The Math: How Upsells Change Unit Economics
Let's walk through a simplified example for a GLP-1 program:
- Base plan: $199/month
- Lab panel at checkout (35% attach): $149 one-time → adds ~$52 revenue per patient on average
- Supplement add-on (20% attach): $39/month → adds ~$8 revenue per patient per month
- Premium tier upgrade (15% of patients): $299/month vs $199/month → adds ~$15 revenue per patient per month
- Total: base $199 becomes ~$222/month + $52 at acquisition
That's an 11% increase in monthly revenue per patient and a 26% increase in first-month revenue, with no additional acquisition cost. Over 6 months of average patient lifetime, it adds roughly $190 in revenue per patient, enough to meaningfully shift your payback period on acquisition costs.
Build upsells into your telehealth checkout
Thimble Cart supports plan tiers, add-on products, and refill-cycle upsells, all integrated with your provider network and pharmacy.
See Thimble Cart →Common Mistakes to Avoid
- Too many options at checkout: Offer 1-2 add-ons, not a catalog. Choice overload kills conversion in healthcare.
- Upselling before trust is established: Never upsell on the first page of the flow. Let the patient commit to the primary program first.
- Clinically irrelevant add-ons: Every upsell should have a clinical justification. If your care team wouldn't recommend it, don't offer it.
- Making add-ons hard to decline: Dark patterns destroy trust. The 'No thanks' option should be as visible and easy as the 'Add' button.
- Ignoring the refill cycle: Most operators optimize checkout upsells and completely ignore the monthly refill touchpoint, which is actually the higher-converting moment.
The Bottom Line
Upselling in telehealth isn't about squeezing more money from patients. It's about offering genuinely valuable additions at the right moments in the patient journey. Labs improve clinical outcomes. Supplements support treatment. Premium tiers provide better care. When done right, patients appreciate the options rather than resenting them.
The technical requirement is a checkout and portal infrastructure that supports add-ons natively: plan tiers, one-click attachments, refill-cycle offers, and subscription flexibility. If your checkout is a generic Stripe link or a platform template, you're leaving significant revenue on the table.
Frequently Asked Questions
- What is a good upsell attach rate in telehealth?

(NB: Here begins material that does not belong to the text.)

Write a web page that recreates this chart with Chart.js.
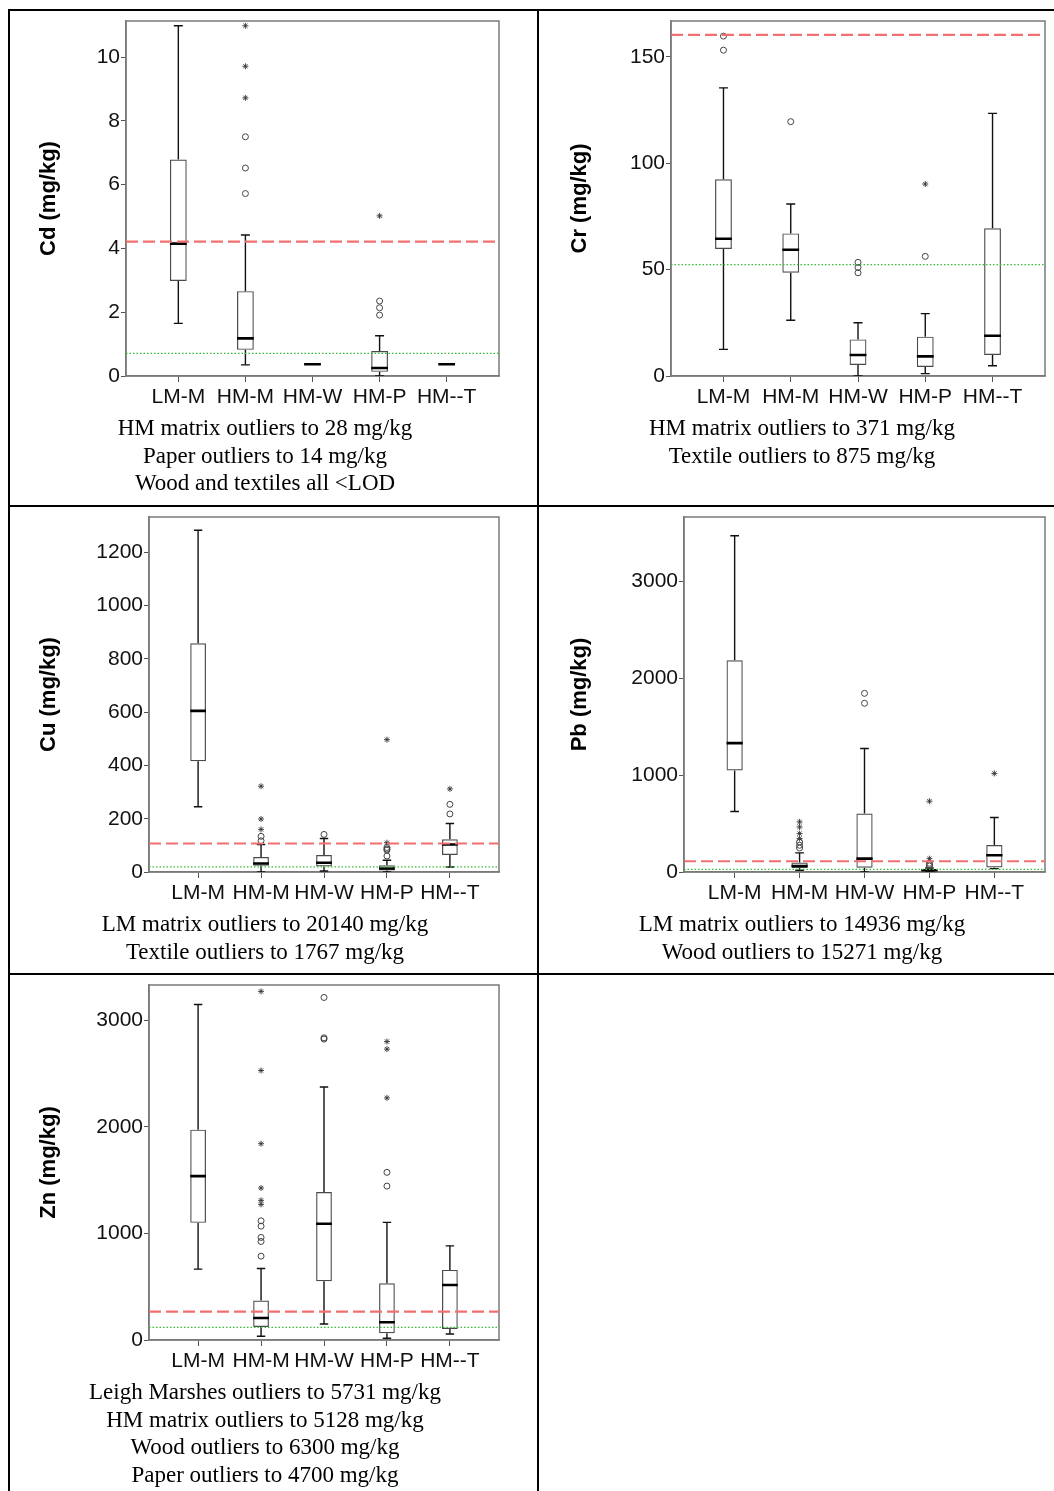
<!DOCTYPE html>
<html>
<head>
<meta charset="utf-8">
<script src="https://cdn.jsdelivr.net/npm/chart.js@4.4.0/dist/chart.umd.min.js"></script>
<style>
body { margin: 0; background: #fff; width: 1054px; height: 1491px; position: relative; overflow: hidden; }
.ln { position: absolute; background: #000; }
canvas { position: absolute; }
.cap { position: absolute; width: 540px; text-align: center; font-family: "Liberation Serif", "Times New Roman", serif;
       font-size: 23px; line-height: 27.7px; color: #000; white-space: nowrap; }
</style>
</head>
<body>
<!-- table rules -->
<div class="ln" style="left:8px;top:9px;width:1046px;height:2px"></div>
<div class="ln" style="left:8px;top:9px;width:2px;height:1482px"></div>
<div class="ln" style="left:537px;top:9px;width:2px;height:1482px"></div>
<div class="ln" style="left:8px;top:505px;width:1046px;height:2px"></div>
<div class="ln" style="left:8px;top:973px;width:1046px;height:2px"></div>

<canvas id="cd" width="499" height="405" style="left:10px;top:11px"></canvas>
<canvas id="cr" width="515" height="405" style="left:539px;top:11px"></canvas>
<canvas id="cu" width="499" height="405" style="left:10px;top:507px"></canvas>
<canvas id="pb" width="515" height="405" style="left:539px;top:507px"></canvas>
<canvas id="zn" width="499" height="405" style="left:10px;top:975px"></canvas>

<div class="cap" id="cap-cd" style="left:-5px;top:414px"></div>
<div class="cap" id="cap-cr" style="left:532px;top:414px"></div>
<div class="cap" id="cap-cu" style="left:-5px;top:910px"></div>
<div class="cap" id="cap-pb" style="left:532px;top:910px"></div>
<div class="cap" id="cap-zn" style="left:-5px;top:1378px"></div>

<script>
var groups = ['LM-M', 'HM-M', 'HM-W', 'HM-P', 'HM--T'];

// Cd
var cdLow  = [1.65, 0.35, 0.37, 0.0, 0.37];
var cdQ1   = [2.98, 0.82, 0.37, 0.13, 0.37];
var cdMed  = [4.15, 1.18, 0.37, 0.25, 0.37];
var cdQ3   = [6.79, 2.66, 0.37, 0.78, 0.37];
var cdHigh = [10.98, 4.42, 0.37, 1.26, 0.37];
var cdCircles = [[], [7.5, 6.52, 5.72], [], [2.35, 2.14, 1.91], []];
var cdStars   = [[], [10.98, 9.71, 8.72], [], [5.02], []];
var cdLimits  = [4.21, 0.71];
var cdTicks   = [0, 2, 4, 6, 8, 10];
var cdCaption = ['HM matrix outliers to 28 mg/kg', 'Paper outliers to 14 mg/kg', 'Wood and textiles all <LOD'];

// Cr
var crLow  = [12.5, 26.2, 0, 1.1, 4.8];
var crQ1   = [59.7, 48.5, 5.2, 4.2, 9.9];
var crMed  = [64.5, 59.3, 9.9, 9.2, 18.9];
var crQ3   = [92.4, 67.0, 17.2, 18.5, 69.4];
var crHigh = [135.4, 80.8, 25.0, 29.3, 123.4];
var crCircles = [[159.7, 153.1], [119.5], [53.4, 51.0, 48.5], [56.2], []];
var crStars   = [[], [], [], [90.2], []];
var crLimits  = [160.3, 52.3];
var crTicks   = [0, 50, 100, 150];
var crCaption = ['HM matrix outliers to 371 mg/kg', 'Textile outliers to 875 mg/kg'];

// Cu
var cuLow  = [245, 0, 4, 0, 19];
var cuQ1   = [416, 23, 21, 6, 64];
var cuMed  = [605, 32, 35, 13, 103];
var cuQ3   = [859, 56, 64, 25, 123];
var cuHigh = [1283, 103, 126, 44, 182];
var cuCircles = [[], [134, 117], [141], [92, 86, 82, 60], [254, 218]];
var cuStars   = [[], [322, 199, 160], [], [497, 110], [312]];
var cuLimits  = [107, 19];
var cuTicks   = [0, 200, 400, 600, 800, 1000, 1200];
var cuCaption = ['LM matrix outliers to 20140 mg/kg', 'Textile outliers to 1767 mg/kg'];

// Pb
var pbLow  = [625, 18, 0, 0, 35];
var pbQ1   = [1049, 41, 45, 11, 46];
var pbMed  = [1331, 62, 138, 18, 173];
var pbQ3   = [2187, 97, 604, 25, 279];
var pbHigh = [3473, 197, 1276, 41, 563];
var pbCircles = [[], [310, 276, 248], [1845, 1742], [90, 75, 62], []];
var pbStars   = [[], [517, 465, 397, 345], [], [731, 138], [1018]];
var pbLimits  = [111, 28];
var pbTicks   = [0, 1000, 2000, 3000];
var pbCaption = ['LM matrix outliers to 14936 mg/kg', 'Wood outliers to 15271 mg/kg'];

// Zn
var znLow  = [665, 35, 150, 16, 56];
var znQ1   = [1100, 122, 552, 63, 103];
var znMed  = [1539, 207, 1091, 166, 517];
var znQ3   = [1975, 370, 1389, 533, 658];
var znHigh = [3150, 671, 2376, 1104, 884];
var znCircles = [[], [1119, 1069, 963, 925, 787], [3216, 2837, 2825], [1574, 1445], []];
var znStars   = [[], [3273, 2530, 1843, 1427, 1311, 1273], [], [2802, 2731, 2273], []];
var znLimits  = [267, 119];
var znTicks   = [0, 1000, 2000, 3000];
var znCaption = ['Leigh Marshes outliers to 5731 mg/kg', 'HM matrix outliers to 5128 mg/kg',
                 'Wood outliers to 6300 mg/kg', 'Paper outliers to 4700 mg/kg'];

var X_MIN = -0.78, X_MAX = 4.78;
var HALF_BOX = 0.125, HALF_CAP = 0.067;
var sans = "'Liberation Sans', Arial, sans-serif";

// grey frame round the plot area, like SPSS
var framePlugin = {
    id: 'frame',
    beforeDatasetsDraw: function (chart) {
        var a = chart.chartArea, c = chart.ctx;
        c.save();
        c.strokeStyle = '#7a7a7a';
        c.lineWidth = 1.5;
        c.strokeRect(a.left, a.top, a.right - a.left, a.bottom - a.top);
        c.restore();
    }
};

function segs(list) {
    // list of [[x,y],[x,y]] pairs -> points with null breaks
    var out = [];
    list.forEach(function (s) {
        out.push({x: s[0][0], y: s[0][1]}, {x: s[1][0], y: s[1][1]}, {x: s[1][0], y: null});
    });
    return out;
}

function boxChart(id, low, q1, med, q3, high, circles, stars, limits, ticks, yMax, title, g) {
    var whisk = [], caps = [], meds = [], circ = [], star = [];
    groups.forEach(function (name, i) {
        whisk.push([[i, low[i]], [i, q1[i]]], [[i, q3[i]], [i, high[i]]]);
        caps.push([[i - HALF_CAP, low[i]], [i + HALF_CAP, low[i]]], [[i - HALF_CAP, high[i]], [i + HALF_CAP, high[i]]]);
        meds.push([[i - HALF_BOX, med[i]], [i + HALF_BOX, med[i]]]);
        circles[i].forEach(function (v) { circ.push({x: i, y: v}); });
        stars[i].forEach(function (v) { star.push({x: i, y: v}); });
    });

    return new Chart(document.getElementById(id).getContext('2d'), {
        type: 'scatter',
        data: {
            datasets: [
                {type: 'line', data: [{x: X_MIN, y: limits[0]}, {x: X_MAX, y: limits[0]}], borderColor: '#f07070',
                    borderWidth: 2.2, borderDash: [12, 5], pointRadius: 0, order: 0},
                {type: 'line', data: [{x: X_MIN, y: limits[1]}, {x: X_MAX, y: limits[1]}], borderColor: '#33c033',
                    borderWidth: 1.3, borderDash: [1.5, 2], pointRadius: 0, order: 1},
                {type: 'line', data: segs(meds), borderColor: '#000', borderWidth: 2.6, pointRadius: 0, order: 2},
                {type: 'scatter', data: star, pointStyle: 'star', pointRadius: 3, borderColor: '#333',
                    borderWidth: 0.9, order: 3},
                {type: 'scatter', data: circ, pointStyle: 'circle', pointRadius: 3, borderColor: '#444',
                    backgroundColor: 'rgba(0,0,0,0)', borderWidth: 1, order: 4},
                {type: 'bar', data: groups.map(function (n, i) { return {x: i, y: [q1[i], q3[i]]}; }),
                    backgroundColor: 'rgba(255,255,255,0)', borderColor: '#4a4a4a', borderWidth: 1.2,
                    borderSkipped: false, barPercentage: 0.25, categoryPercentage: 1, order: 5},
                {type: 'line', data: segs(caps), borderColor: '#111', borderWidth: 1.4, pointRadius: 0, order: 6},
                {type: 'line', data: segs(whisk), borderColor: '#111', borderWidth: 1.4, pointRadius: 0, order: 7}
            ]
        },
        options: {
            responsive: false,
            animation: false,
            layout: {padding: {left: 0, top: g.pt, right: g.pr, bottom: 0}},
            plugins: {legend: {display: false}, tooltip: {enabled: false}},
            scales: {
                x: {
                    type: 'linear', min: X_MIN, max: X_MAX, offset: false,
                    afterBuildTicks: function (s) { s.ticks = groups.map(function (n, i) { return {value: i}; }); },
                    afterFit: function (s) { s.height = 40; s.paddingLeft = 0; s.paddingRight = 0; },
                    ticks: {
                        callback: function (v) { return groups[v]; },
                        color: '#111', font: {family: sans, size: 21}, padding: 3, autoSkip: false, maxRotation: 0
                    },
                    grid: {drawOnChartArea: false, offset: false, tickLength: 6, color: '#555'},
                    border: {color: '#7a7a7a', width: 1.5}
                },
                y: {
                    min: 0, max: yMax,
                    afterBuildTicks: function (s) { s.ticks = ticks.map(function (v) { return {value: v}; }); },
                    afterFit: function (s) { s.width = g.yw; s.paddingTop = 0; s.paddingBottom = 0; },
                    ticks: {callback: function (v) { return String(v); }, color: '#111',
                        font: {family: sans, size: 21}, padding: 1},
                    grid: {drawOnChartArea: false, tickLength: 5, color: '#555'},
                    border: {color: '#7a7a7a', width: 1.5},
                    title: {display: true, text: title, color: '#000', padding: {top: g.tp, bottom: 0},
                        font: {family: sans, size: 22, weight: 'bold'}}
                }
            }
        },
        plugins: [framePlugin]
    });
}

function caption(id, lines) {
    var el = document.getElementById(id);
    lines.forEach(function (t) {
        var d = document.createElement('div');
        d.textContent = t;
        el.appendChild(d);
    });
}

var cd = boxChart('cd', cdLow, cdQ1, cdMed, cdQ3, cdHigh, cdCircles, cdStars, cdLimits, cdTicks, 11.13, 'Cd (mg/kg)',
    {pt: 10, pr: 10, yw: 116, tp: 25.8});
var cr = boxChart('cr', crLow, crQ1, crMed, crQ3, crHigh, crCircles, crStars, crLimits, crTicks, 166.8, 'Cr (mg/kg)',
    {pt: 10, pr: 9, yw: 132, tp: 27.3});
var cu = boxChart('cu', cuLow, cuQ1, cuMed, cuQ3, cuHigh, cuCircles, cuStars, cuLimits, cuTicks, 1333, 'Cu (mg/kg)',
    {pt: 10, pr: 10, yw: 139, tp: 25.8});
var pb = boxChart('pb', pbLow, pbQ1, pbMed, pbQ3, pbHigh, pbCircles, pbStars, pbLimits, pbTicks, 3666, 'Pb (mg/kg)',
    {pt: 10, pr: 9, yw: 145, tp: 27.8});
var zn = boxChart('zn', znLow, znQ1, znMed, znQ3, znHigh, znCircles, znStars, znLimits, znTicks, 3333, 'Zn (mg/kg)',
    {pt: 10, pr: 10, yw: 139, tp: 25.8});

caption('cap-cd', cdCaption);
caption('cap-cr', crCaption);
caption('cap-cu', cuCaption);
caption('cap-pb', pbCaption);
caption('cap-zn', znCaption);
</script>
</body>
</html>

- Lab panels typically see 30-40% attach rates when positioned as clinical recommendations. Supplements see 15-25%. Premium tier upgrades see 10-20%. Pre-shipment refill add-ons convert at 20-35%. These rates are significantly higher than e-commerce averages because the upsell is framed as a clinical benefit, not an impulse purchase.
- Do upsells hurt telehealth checkout conversion rates?
- Not if implemented correctly. The key is placement and simplicity: offer 1-2 relevant add-ons after plan selection, make them easy to skip, and never gate the primary purchase behind upsell decisions. Well-designed upsell flows have negligible impact on primary conversion (less than 1% reduction) while adding 15-30% to revenue per patient.
- Should upsells happen at checkout or post-purchase?
- Both, but for different reasons. Checkout upsells capture impulse and context (the patient is already in buying mode). Post-purchase and refill-cycle upsells convert better because trust is already established. The highest-performing programs use a combination: 1-2 options at checkout, a follow-up email 24-48 hours later, and refill-cycle offers in the patient portal.